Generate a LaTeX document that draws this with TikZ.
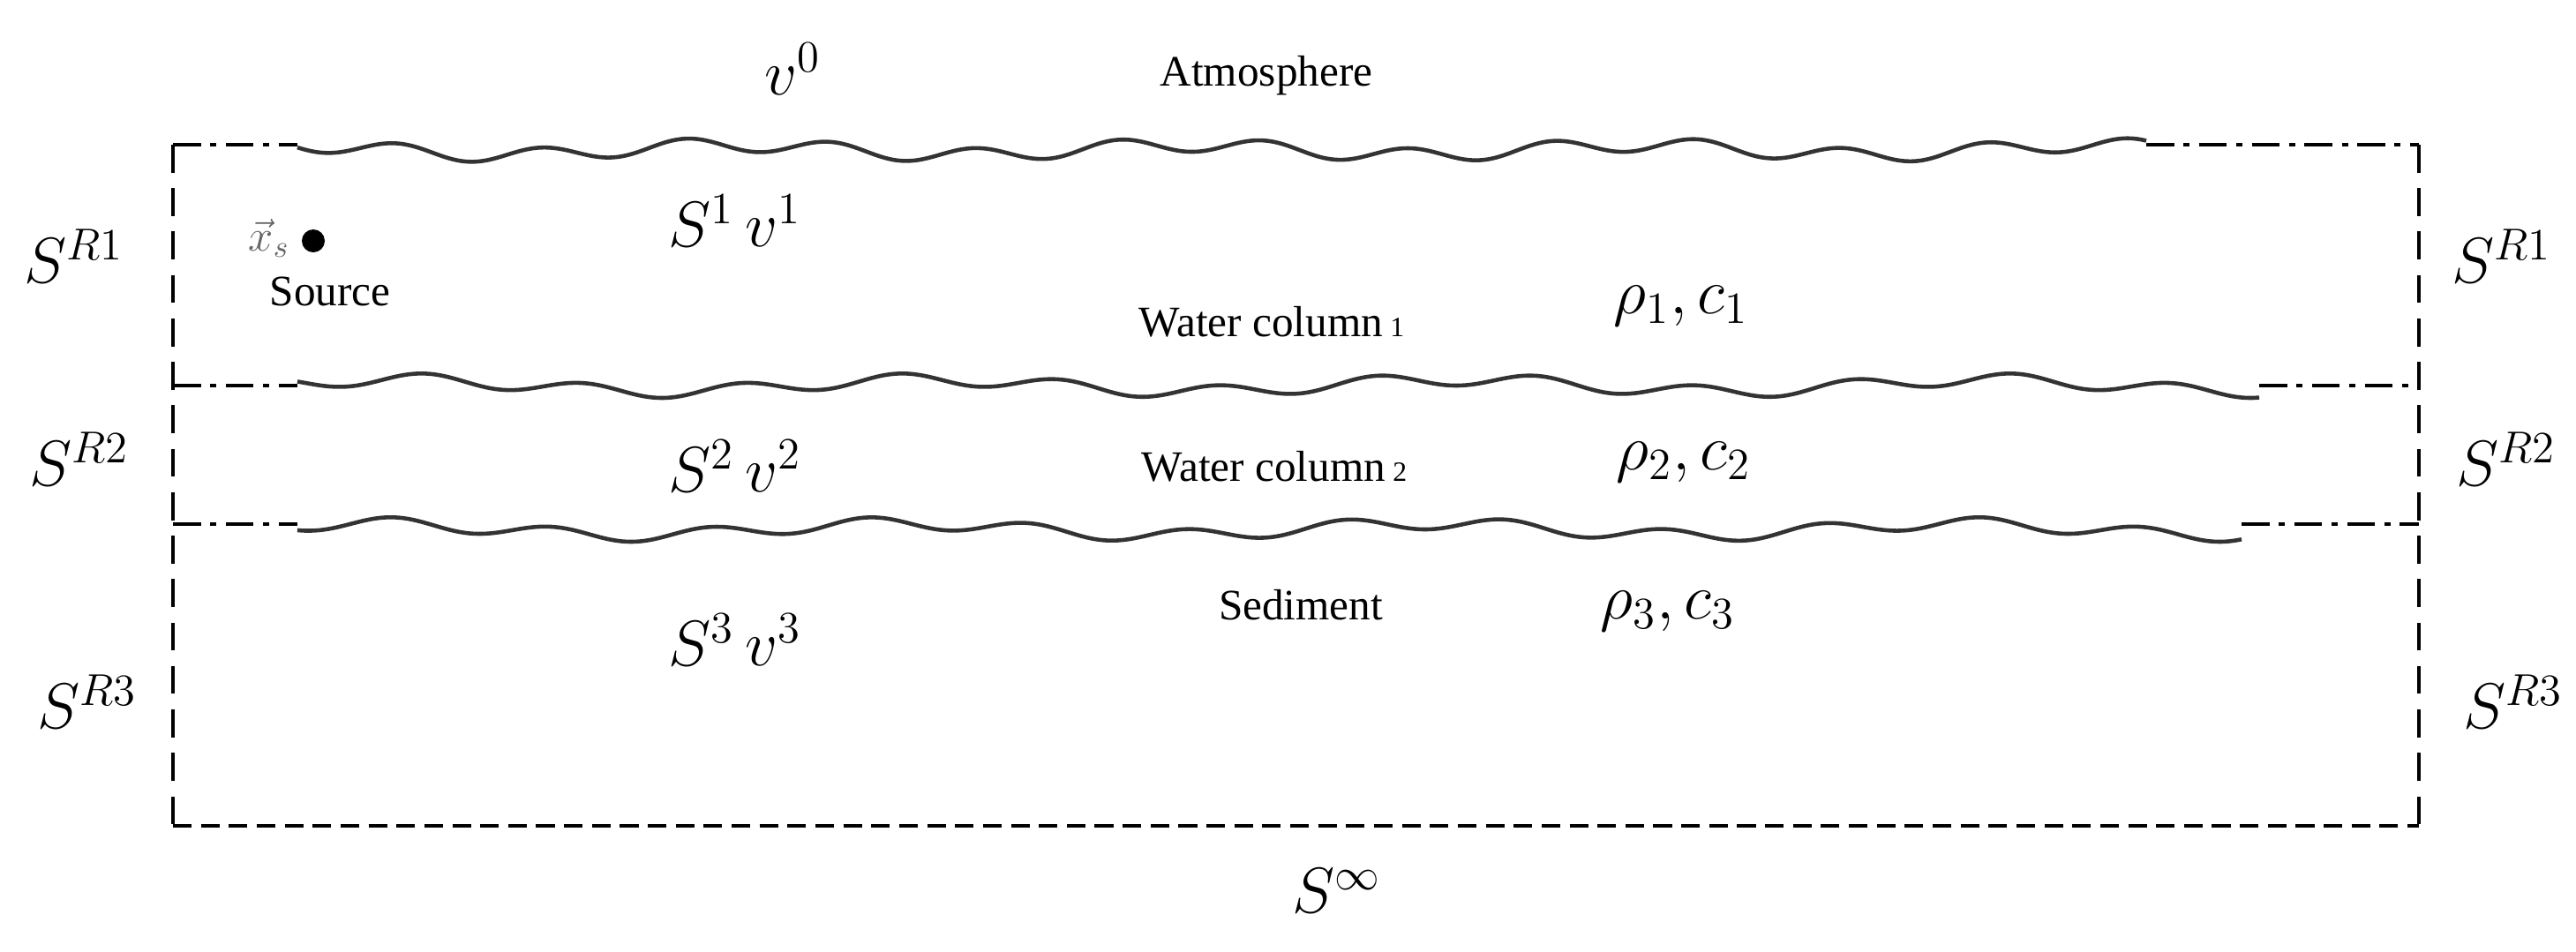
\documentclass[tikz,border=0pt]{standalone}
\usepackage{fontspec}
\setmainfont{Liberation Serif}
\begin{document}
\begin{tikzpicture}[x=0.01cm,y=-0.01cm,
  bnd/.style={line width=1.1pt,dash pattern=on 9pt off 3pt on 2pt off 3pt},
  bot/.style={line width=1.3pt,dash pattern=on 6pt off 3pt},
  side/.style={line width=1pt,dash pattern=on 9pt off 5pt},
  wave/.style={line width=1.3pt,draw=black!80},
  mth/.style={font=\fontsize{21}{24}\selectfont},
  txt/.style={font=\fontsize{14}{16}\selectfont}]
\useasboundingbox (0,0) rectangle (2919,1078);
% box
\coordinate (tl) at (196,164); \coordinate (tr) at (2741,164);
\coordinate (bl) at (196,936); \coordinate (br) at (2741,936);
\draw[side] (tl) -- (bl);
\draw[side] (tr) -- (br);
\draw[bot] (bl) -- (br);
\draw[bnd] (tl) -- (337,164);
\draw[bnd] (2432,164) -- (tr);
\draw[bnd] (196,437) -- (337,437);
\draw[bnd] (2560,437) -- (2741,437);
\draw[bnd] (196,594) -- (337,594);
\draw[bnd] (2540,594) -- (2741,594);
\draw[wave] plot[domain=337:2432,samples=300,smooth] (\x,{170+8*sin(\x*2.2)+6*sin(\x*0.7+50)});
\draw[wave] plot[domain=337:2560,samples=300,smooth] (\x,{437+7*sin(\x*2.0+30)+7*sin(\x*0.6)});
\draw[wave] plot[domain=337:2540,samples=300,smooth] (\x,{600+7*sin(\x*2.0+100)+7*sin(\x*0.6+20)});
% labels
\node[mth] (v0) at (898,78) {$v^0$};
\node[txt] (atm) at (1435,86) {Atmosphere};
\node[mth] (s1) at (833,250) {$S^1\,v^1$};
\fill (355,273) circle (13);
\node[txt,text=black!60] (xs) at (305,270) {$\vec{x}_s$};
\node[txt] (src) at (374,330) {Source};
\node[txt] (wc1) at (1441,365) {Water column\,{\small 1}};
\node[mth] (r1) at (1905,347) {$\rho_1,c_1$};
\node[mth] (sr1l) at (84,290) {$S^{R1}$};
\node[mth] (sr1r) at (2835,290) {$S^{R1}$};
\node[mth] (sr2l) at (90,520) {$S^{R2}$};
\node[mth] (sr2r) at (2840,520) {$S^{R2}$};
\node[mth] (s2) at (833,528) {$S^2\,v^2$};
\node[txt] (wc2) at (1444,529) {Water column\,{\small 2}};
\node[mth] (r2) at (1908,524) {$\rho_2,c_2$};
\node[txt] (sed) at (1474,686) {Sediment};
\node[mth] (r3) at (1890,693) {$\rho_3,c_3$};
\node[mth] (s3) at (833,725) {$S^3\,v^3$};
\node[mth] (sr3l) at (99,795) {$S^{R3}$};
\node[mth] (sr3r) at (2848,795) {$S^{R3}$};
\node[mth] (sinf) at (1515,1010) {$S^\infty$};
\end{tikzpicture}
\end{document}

┄┄┄┄┄┄

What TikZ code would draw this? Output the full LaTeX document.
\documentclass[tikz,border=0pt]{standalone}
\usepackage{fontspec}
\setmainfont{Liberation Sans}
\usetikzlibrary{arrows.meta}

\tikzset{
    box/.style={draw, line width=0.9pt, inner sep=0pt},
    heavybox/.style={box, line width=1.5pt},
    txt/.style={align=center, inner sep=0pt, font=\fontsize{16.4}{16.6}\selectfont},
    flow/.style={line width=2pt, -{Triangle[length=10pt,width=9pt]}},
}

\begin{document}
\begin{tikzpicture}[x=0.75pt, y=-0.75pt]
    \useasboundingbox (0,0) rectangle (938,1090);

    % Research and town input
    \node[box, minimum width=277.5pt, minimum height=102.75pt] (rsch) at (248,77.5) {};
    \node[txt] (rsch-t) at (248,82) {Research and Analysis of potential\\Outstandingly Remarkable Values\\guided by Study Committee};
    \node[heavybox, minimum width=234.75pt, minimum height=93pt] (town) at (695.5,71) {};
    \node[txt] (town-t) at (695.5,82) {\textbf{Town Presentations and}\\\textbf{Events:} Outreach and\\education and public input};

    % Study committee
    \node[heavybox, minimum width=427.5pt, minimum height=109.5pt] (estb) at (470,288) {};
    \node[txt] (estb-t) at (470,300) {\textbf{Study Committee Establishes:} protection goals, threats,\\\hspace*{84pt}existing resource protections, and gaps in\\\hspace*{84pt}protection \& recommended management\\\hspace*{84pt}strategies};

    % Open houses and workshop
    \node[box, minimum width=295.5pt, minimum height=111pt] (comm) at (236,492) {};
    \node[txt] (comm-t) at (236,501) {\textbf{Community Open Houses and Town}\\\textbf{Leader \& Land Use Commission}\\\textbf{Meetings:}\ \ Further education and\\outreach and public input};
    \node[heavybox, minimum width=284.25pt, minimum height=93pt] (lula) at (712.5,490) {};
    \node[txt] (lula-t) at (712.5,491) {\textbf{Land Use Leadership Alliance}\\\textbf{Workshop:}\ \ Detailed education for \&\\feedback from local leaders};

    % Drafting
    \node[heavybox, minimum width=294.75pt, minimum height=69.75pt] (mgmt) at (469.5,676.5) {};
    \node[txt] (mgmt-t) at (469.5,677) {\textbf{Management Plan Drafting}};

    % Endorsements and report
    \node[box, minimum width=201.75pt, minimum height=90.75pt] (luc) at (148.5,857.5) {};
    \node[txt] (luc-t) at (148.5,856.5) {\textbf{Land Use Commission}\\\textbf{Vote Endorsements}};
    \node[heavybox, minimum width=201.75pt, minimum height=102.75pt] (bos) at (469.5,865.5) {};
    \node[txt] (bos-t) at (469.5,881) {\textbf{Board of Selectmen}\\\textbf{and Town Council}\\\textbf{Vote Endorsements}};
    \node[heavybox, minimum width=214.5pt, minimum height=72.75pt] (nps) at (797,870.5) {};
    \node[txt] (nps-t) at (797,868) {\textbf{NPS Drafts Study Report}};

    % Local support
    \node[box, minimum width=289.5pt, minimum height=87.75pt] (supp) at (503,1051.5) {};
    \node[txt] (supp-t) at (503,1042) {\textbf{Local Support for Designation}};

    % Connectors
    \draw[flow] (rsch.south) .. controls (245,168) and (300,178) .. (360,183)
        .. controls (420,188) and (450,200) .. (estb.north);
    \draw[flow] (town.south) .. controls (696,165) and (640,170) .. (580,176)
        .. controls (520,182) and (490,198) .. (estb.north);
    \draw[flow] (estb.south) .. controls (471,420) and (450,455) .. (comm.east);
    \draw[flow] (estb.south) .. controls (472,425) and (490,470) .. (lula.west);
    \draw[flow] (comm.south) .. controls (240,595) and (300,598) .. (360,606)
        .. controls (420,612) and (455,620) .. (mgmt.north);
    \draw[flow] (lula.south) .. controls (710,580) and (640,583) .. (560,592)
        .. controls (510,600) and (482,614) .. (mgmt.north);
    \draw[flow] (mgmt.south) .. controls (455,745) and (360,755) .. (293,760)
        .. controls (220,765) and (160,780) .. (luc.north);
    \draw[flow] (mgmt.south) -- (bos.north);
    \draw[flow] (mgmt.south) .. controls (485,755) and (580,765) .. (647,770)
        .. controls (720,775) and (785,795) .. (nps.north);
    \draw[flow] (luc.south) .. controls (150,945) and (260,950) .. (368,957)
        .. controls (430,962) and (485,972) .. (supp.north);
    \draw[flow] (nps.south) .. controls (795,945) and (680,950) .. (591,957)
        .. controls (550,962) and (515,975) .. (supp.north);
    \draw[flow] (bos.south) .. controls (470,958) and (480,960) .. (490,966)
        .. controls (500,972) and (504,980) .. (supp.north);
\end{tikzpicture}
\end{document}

┄┄┄┄┄┄

→ **Task brief**: In the listing above, locate the line containing "What TikZ code" and the line containing "(estb-t) at (470,300)". Extract those two lines and every line between them, exactly as written, and only those.

→ **Correct response**:
What TikZ code would draw this? Output the full LaTeX document.
\documentclass[tikz,border=0pt]{standalone}
\usepackage{fontspec}
\setmainfont{Liberation Sans}
\usetikzlibrary{arrows.meta}

\tikzset{
    box/.style={draw, line width=0.9pt, inner sep=0pt},
    heavybox/.style={box, line width=1.5pt},
    txt/.style={align=center, inner sep=0pt, font=\fontsize{16.4}{16.6}\selectfont},
    flow/.style={line width=2pt, -{Triangle[length=10pt,width=9pt]}},
}

\begin{document}
\begin{tikzpicture}[x=0.75pt, y=-0.75pt]
    \useasboundingbox (0,0) rectangle (938,1090);

    % Research and town input
    \node[box, minimum width=277.5pt, minimum height=102.75pt] (rsch) at (248,77.5) {};
    \node[txt] (rsch-t) at (248,82) {Research and Analysis of potential\\Outstandingly Remarkable Values\\guided by Study Committee};
    \node[heavybox, minimum width=234.75pt, minimum height=93pt] (town) at (695.5,71) {};
    \node[txt] (town-t) at (695.5,82) {\textbf{Town Presentations and}\\\textbf{Events:} Outreach and\\education and public input};

    % Study committee
    \node[heavybox, minimum width=427.5pt, minimum height=109.5pt] (estb) at (470,288) {};
    \node[txt] (estb-t) at (470,300) {\textbf{Study Committee Establishes:} protection goals, threats,\\\hspace*{84pt}existing resource protections, and gaps in\\\hspace*{84pt}protection \& recommended management\\\hspace*{84pt}strategies};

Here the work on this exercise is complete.